How to encode unicode to bytes, so that the original string can be retrieved? in python 3.11

In python 3.11 we can encode a string like:

string.encode('ascii', 'backslashreplace')

Which works neatly for say: hellö => hell\\xf6

However when I insert hellö w\\xf6rld I get hell\\xf6 w\\xf6rld (notice the second one has an literal part that looks like a character escape sequence)

Or in other words the following holds:

'hellö wörld'.encode('ascii', 'backslashreplace') == 'hellö w\\xf6rld'.encode('ascii', 'backslashreplace')

Which obviously means that data has been lost by the encoding.

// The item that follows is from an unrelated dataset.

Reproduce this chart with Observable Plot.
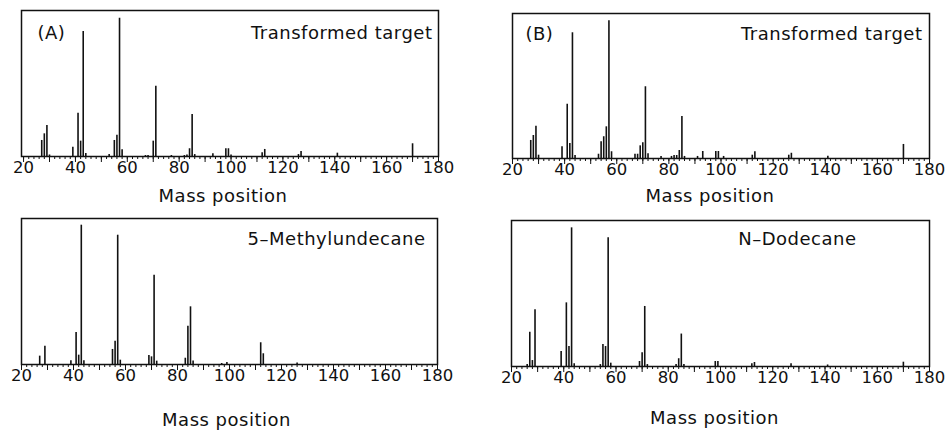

Is there a way to make python actually encode correctly? So also backslashes are escaped themselves? Or a library to do so?

Solution

Use the unicode_escape codec and no error handler instead of the ascii codec with error handler. You are getting errors with the data being non-ascii and the error handler is causing the loss. The result will be only ASCII characters but it will handle the backslashes:

>>> 'hellö wörld'.encode('unicode_escape') == 'hell\\xf6 w\\xf6rld'.encode('unicode_escape')
False
>>> 'hellö wörld'.encode('unicode_escape')
b'hell\\xf6 w\\xf6rld'
>>> 'hell\\xf6 w\\xf6rld'.encode('unicode_escape')
b'hell\\\\xf6 w\\\\xf6rld'

If you don't have an ASCII requirement, then just .encode() (default UTF-8 in Python 3 which handles all Unicode). Then .decode() to restore.